* Illustration: Pietari Posti * Track, gymnastics, and swimming get all the attention, but the Olympics are about more than just games that are considered "popular" or that "everyone agrees are actual sports." Ping-Pong, sharpshooting, bowling — competitors in these events take home medals, too. So training centers around the world are deploying special high tech training equipment to give their athletes an edge in Beijing.
- __Robo-Pong 2040__Some US table-tennis players are training with this pong-bot, which spits out balls at up to 75 mph. The oscillating cannon can imitate serves, dish up vicious spins, and even simulate lobs. It fires up to 94 shots per minute, and players can test their accuracy by aiming returns at "pong-master" sensors.
- __Biomechanics-sensing bowling gloves and shoes__The United States Bowling Congress uses sensor-laden gloves and shoes to increase its bowlers' strikes. The gloves measure grip pressure to assess windup and release, and the shoes track foot movement (even the crucial finishing slide) down to the millisecond.
- __Aim analysis__To engineer better sharpshooters, the US Olympic Center in Colorado Springs, Colorado, built a high tech gun range.

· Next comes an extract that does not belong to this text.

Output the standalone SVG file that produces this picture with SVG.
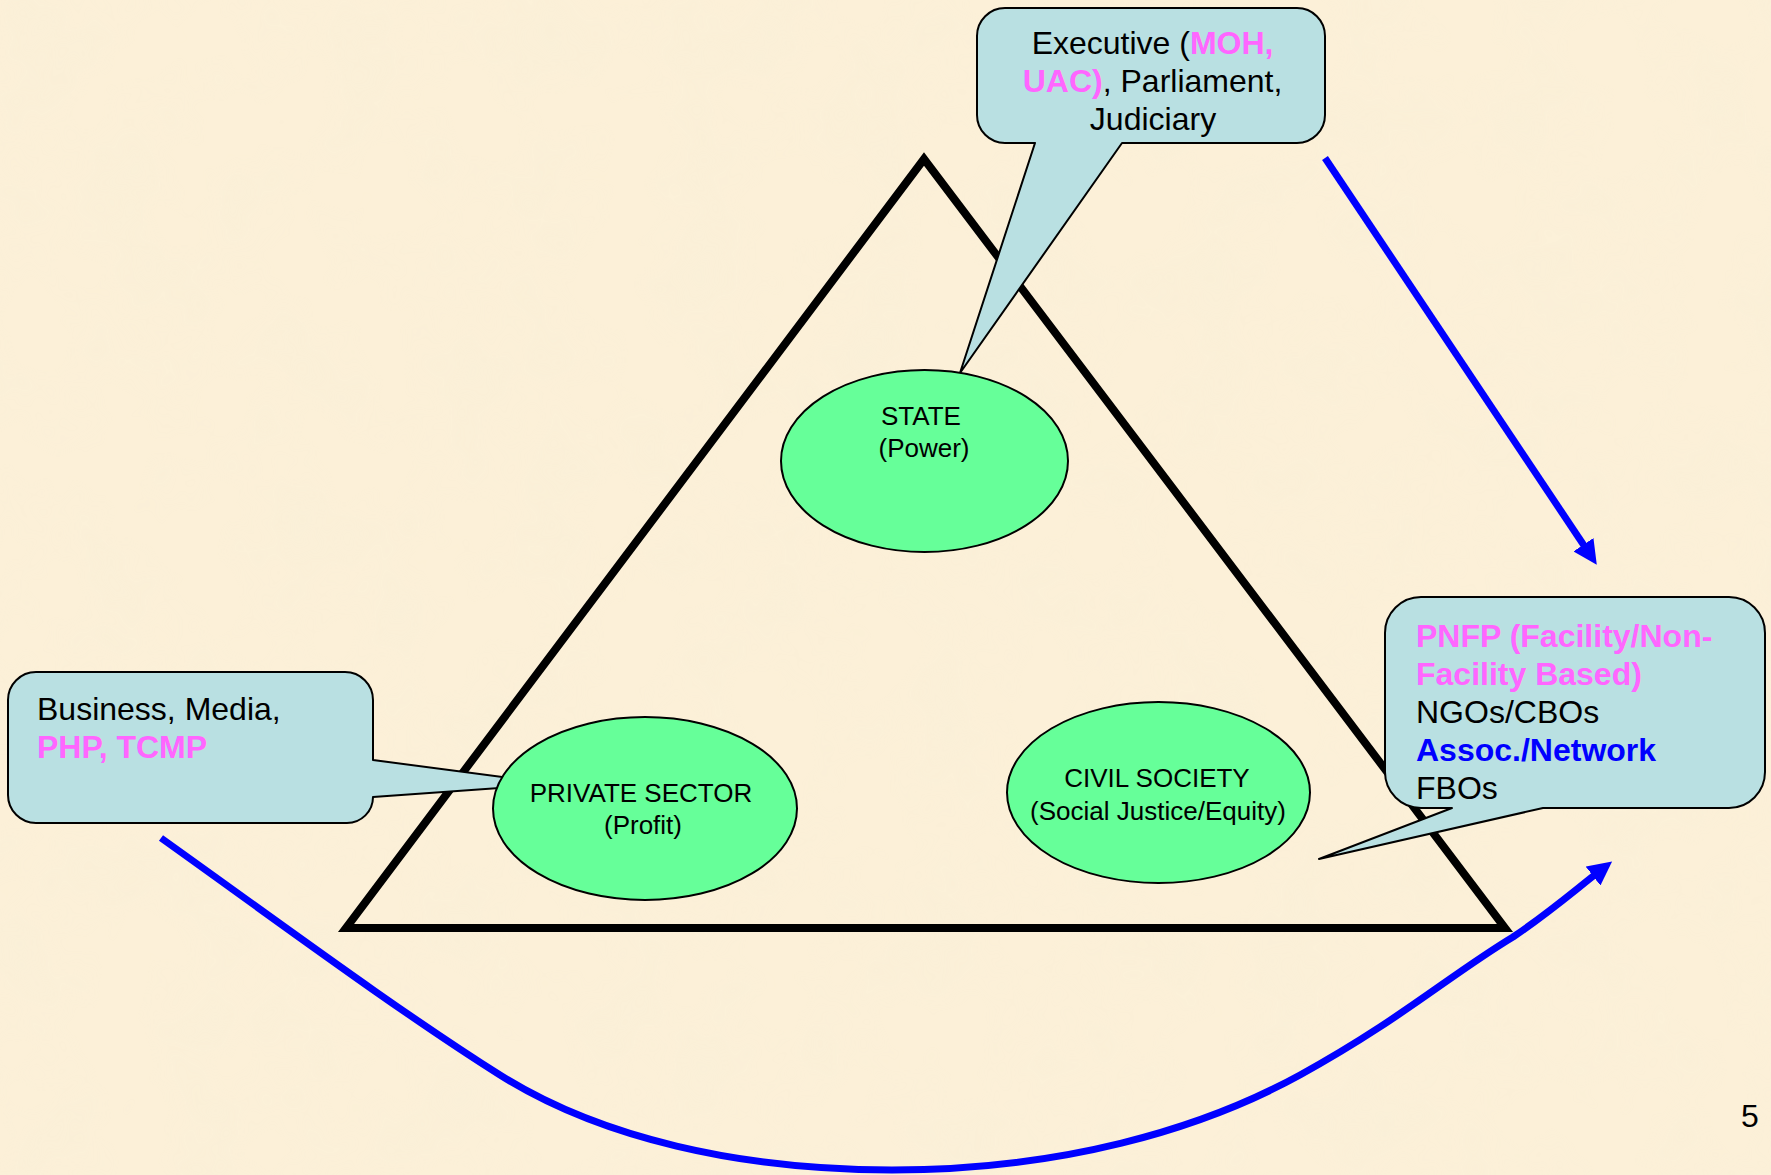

Infrared cameras monitor barrel lasers to assess steadiness, underfoot force plates gauge stance, and sensors on the triggers detect who is getting just a little too itchy.
- __Sailing simulator__Professor Norman Saunders at the University of Melbourne has created a device that simulates sailing of Olympic-class boats (13'10" to 14'6"). It consists of a cockpit on a pneumatic ram — think mechanical bull, only with a boat hull — that imitates rolling as sailors steer or trim the sails.
- __Automatic shuttle-feeder__Badminton shuttlecocks come at you with a lot more arc than, say, a baseball (or even a Ping-Pong ball). So Swedish designer Mats Elm found he could use bursts of compressed air to power the first commercial shuttle feeder. It can deliver high and low lobs along with the occasional killer slam.